The country should transform its bureaucratic structures to speed up decision making that will improve its governance. This is the only way that investors will be encouraged to invest in the country. As much as all this will be done, economic growth should be inclusive.


Because of scarcity, it is necessary to make right choices that will lead to a good trade off on the best economic policy approach. It is undeniable that Bangladesh has a great growth potential that needs to be capitalized on for the well being of its people. This is why the county needs good choices in resource allocation to enhance production. Since the country has been having a growth rate of 6-7%, there is need to maintain this momentum. This will be done by expanding the country’s overall production to increase wealth.

Reference List

Bangladesh Bureau of Statistics. (2010).

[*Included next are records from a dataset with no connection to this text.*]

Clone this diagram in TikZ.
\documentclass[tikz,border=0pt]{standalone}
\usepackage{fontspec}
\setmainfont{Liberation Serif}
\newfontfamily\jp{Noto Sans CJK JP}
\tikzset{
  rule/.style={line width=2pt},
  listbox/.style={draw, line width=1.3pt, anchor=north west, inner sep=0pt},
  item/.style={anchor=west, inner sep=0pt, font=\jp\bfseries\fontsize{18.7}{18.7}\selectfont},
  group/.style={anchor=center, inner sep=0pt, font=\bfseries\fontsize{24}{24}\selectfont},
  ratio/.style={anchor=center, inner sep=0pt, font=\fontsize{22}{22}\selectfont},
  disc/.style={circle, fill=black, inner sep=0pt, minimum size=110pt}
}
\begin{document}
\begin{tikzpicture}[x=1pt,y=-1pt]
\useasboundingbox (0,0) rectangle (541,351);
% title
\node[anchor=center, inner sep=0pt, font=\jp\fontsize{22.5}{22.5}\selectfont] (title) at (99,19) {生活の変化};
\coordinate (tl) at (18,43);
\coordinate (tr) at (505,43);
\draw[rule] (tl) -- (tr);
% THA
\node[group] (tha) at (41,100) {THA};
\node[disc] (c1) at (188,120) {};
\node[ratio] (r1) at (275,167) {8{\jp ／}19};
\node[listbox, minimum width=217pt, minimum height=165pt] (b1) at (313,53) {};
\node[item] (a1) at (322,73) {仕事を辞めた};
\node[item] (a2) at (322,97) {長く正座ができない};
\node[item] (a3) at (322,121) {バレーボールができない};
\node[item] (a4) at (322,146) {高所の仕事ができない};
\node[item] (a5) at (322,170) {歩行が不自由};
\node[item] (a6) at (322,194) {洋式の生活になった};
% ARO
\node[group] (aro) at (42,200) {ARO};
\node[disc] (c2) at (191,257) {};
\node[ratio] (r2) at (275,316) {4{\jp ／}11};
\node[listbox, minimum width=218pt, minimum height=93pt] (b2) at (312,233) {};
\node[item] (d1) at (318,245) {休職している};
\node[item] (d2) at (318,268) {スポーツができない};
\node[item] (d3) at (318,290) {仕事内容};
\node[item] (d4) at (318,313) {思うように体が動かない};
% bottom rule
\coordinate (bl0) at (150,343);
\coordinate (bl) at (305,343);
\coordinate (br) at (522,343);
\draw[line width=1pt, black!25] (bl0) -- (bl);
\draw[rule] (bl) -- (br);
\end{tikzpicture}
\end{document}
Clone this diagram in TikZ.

BBS publication. Retrieved October 07, 2010, from

Boland, L, A. (2008). Assumptions controversy. Princeton NJ: Princeton University Press.

Burke, E. (1990). Thoughts and Details on Scarcity. Indianapolis, IN: Liberty Fund, Inc.

Chacholiades, M. (1986). Microeconomics. New York: Macmillan

Ferguson, C. E. (1972). Microeconomic Theory. Homewood, Illinois: Richard D. Irwin, Inc

Gillan, A.2002. From Bangladesh to Brick Lane. UK: The Guardian.

Gillespie, A. (2007). Foundations of Economics. London: Oxford University Press.

Heathfield, D. F. (1971). Production Functions. New York: Macmillan Press.

Quirk, J. (1987). Qualitative economics. New York: Macmillan Press

Shephard, R (1970). Theory of cost and production functions. Princeton NJ: Princeton University Press.

Thompson, A. (1981). Economics of the firm, Theory and practice. Englewood Cliffs: Prentice Hall.